O Estranho Caso de Angélica, Manoel de Oliveira, Portugal/Espanha/França/Brasil, 2010
(UN CERTAIN REGARD)
Quanto mais longe Manoel de Oliveira nos faz retornar no
passado do cinema, quanto mais ele insiste em uma simplicidade fabular que
remete à saudável ingenuidade dos primeiros filmes, mais evidente fica sua
modernidade face às caretices formais e narrativas que contaminam boa parte do
cinema de hoje.
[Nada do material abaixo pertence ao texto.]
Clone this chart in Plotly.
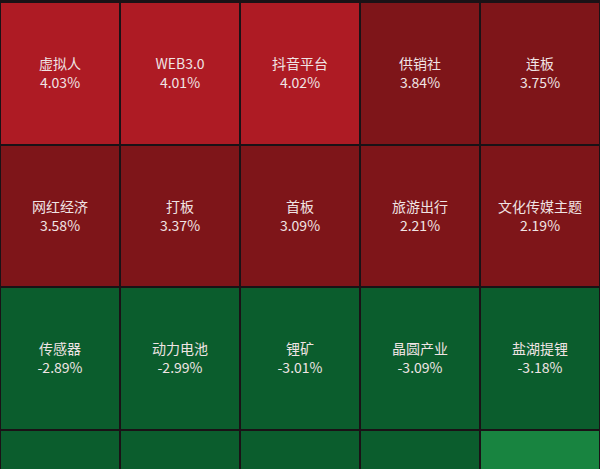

Após o belo Singularidades uma Rapariga Loura, o
realizador português retorna com mais uma história de amor, novamente situada
num Portugal um tanto atemporal, onde o vestuário, o cenário e a
ritualística da primeira metade do século XX coexistem com os mais modernos
modelos de carro e com os ecos da crise econômica dos últimos anos.
Com um argumento não muito distante de A Fronteira da Alvorada (não por acaso, provavelmente o filme mais “direto ao ponto” de Philippe
Garrel), O Estranho Caso de Angélica conta a história de um fotógrafo
que se apaixona por uma jovem morta de quem ele tirou o último retrato.
Trata-se, dessa vez, de um filme essencialmente hitchcockiano, de cara pelo
trabalho insistente em cima do plano subjetivo – se em Singularidades havia a visão através da janela, aqui isso é multiplicado em diversos planos sobre-enquadrados
por binóculos e objetivas fotográficas. São imagens que fazem parte do
repertório do espectador dos anos 50, mas que hoje em dia estão praticamente
extintas, e ao empregá-las, Manoel de Oliveira as atualiza de uma maneira
impressionante, lançando mão de efeitos digitais que evidenciam a astúcia do
cineasta ao servir-se da tecnologia na justa medida, sem ignorar o passado. Um
filme hitchcockiano, dizemos, também pela excelência no tratamento do
espaço. Isso porque não existe em O Estranho Caso de Angélica um único
quadro que não pareça ter sido pensado minuciosamente em função do cenário e
de suas linhas de força, e Manoel de Oliveira segue sendo um dos únicos
diretores de nosso tempo que realmente sabe o que é filmar uma porta, uma
janela, capaz de ligar seus personagens a um chão. É devido a essa preocupação
em dotar o filme da matéria de que é feita que todo o seu aspecto de fábula nos
parece tão intrigante, e as imagens delirantes melièsianas que surgem do nada
tornam essa nova obra de Manoel de Oliveira um dos objetos mais estranhos do
cinema dos últimos tempos. Mas isso não é muito diferente do que ocorre toda
vez que o diretor lança um novo filme. Ainda bem.
Alice Furtado
***
Uma cena em especial surpreende quem assiste a O Estranho
Caso de Angélica: aquela em que Isaac e Angélica, a garota morta que é
objeto de seu fascínio, saem voando pelos ares, seguindo o curso de um rio. A
cena é filmada em preto e branco, e na verdade é um sonho, mas de qualquer
jeito diz bastante sobre o que é o filme de Oliveira. Uma narrativa decomposta
entre vida, morte e delírio, que se abre, vazada, por cada um desses termos.
Oliveira não filma espíritos como quem filma a matéria, o mundo, como é o caso
da própria cena em questão, um sonho desconectado em textura e forma (um travelling lateral com os dois dispostos horizontalmente) do resto do filme – um outro
mundo.
Isaac (Ricardo Trêpa) é um fotógrafo interessado pela
matéria. Ele fotografa coisas como burros puxadores de carroça, e sua obsessão
mais recente são os trabalhadores de uma lavoura. Ao mesmo tempo, um certo
poema sobre atingir um “espaço absoluto” não lhe sai da cabeça. A foto que lhe
apresenta a Angélica muda a sua vida, joga-o para o alto, de cabeça para baixo.
Enquanto isso, na pensão, as pessoas ao lado seguem conversando sobre a crise
econômica, e, assim, da crise à física (ciência da matéria). E o filme é uma
articulação desses espaços, desses pontos-de-vista, idéias e imagens
heterogêneas. É um filme livre e aberto, muito em parte por aquilo que tem de
lúdico, e que Oliveira sabe aproveitar muito bem.
No mais, é um filme que tem bastante em comum com o anterior
de Oliveira, Singularidades de uma Rapariga Loura. Duas histórias de
amor, de personagens atraídos por uma imagem impossível – que os levarão
fatalmente ao engano ou à morte. E um mesmo cinema que parece voltado sempre
para si mesmo, que usa esse amor pela imagem de seus personagens para tematizar
o cenário, a matéria e a luz. A fotografia, como a mise en scène, é o
lugar do milagre (ressuscitar os mortos, ou unir duas almas apaixonadas).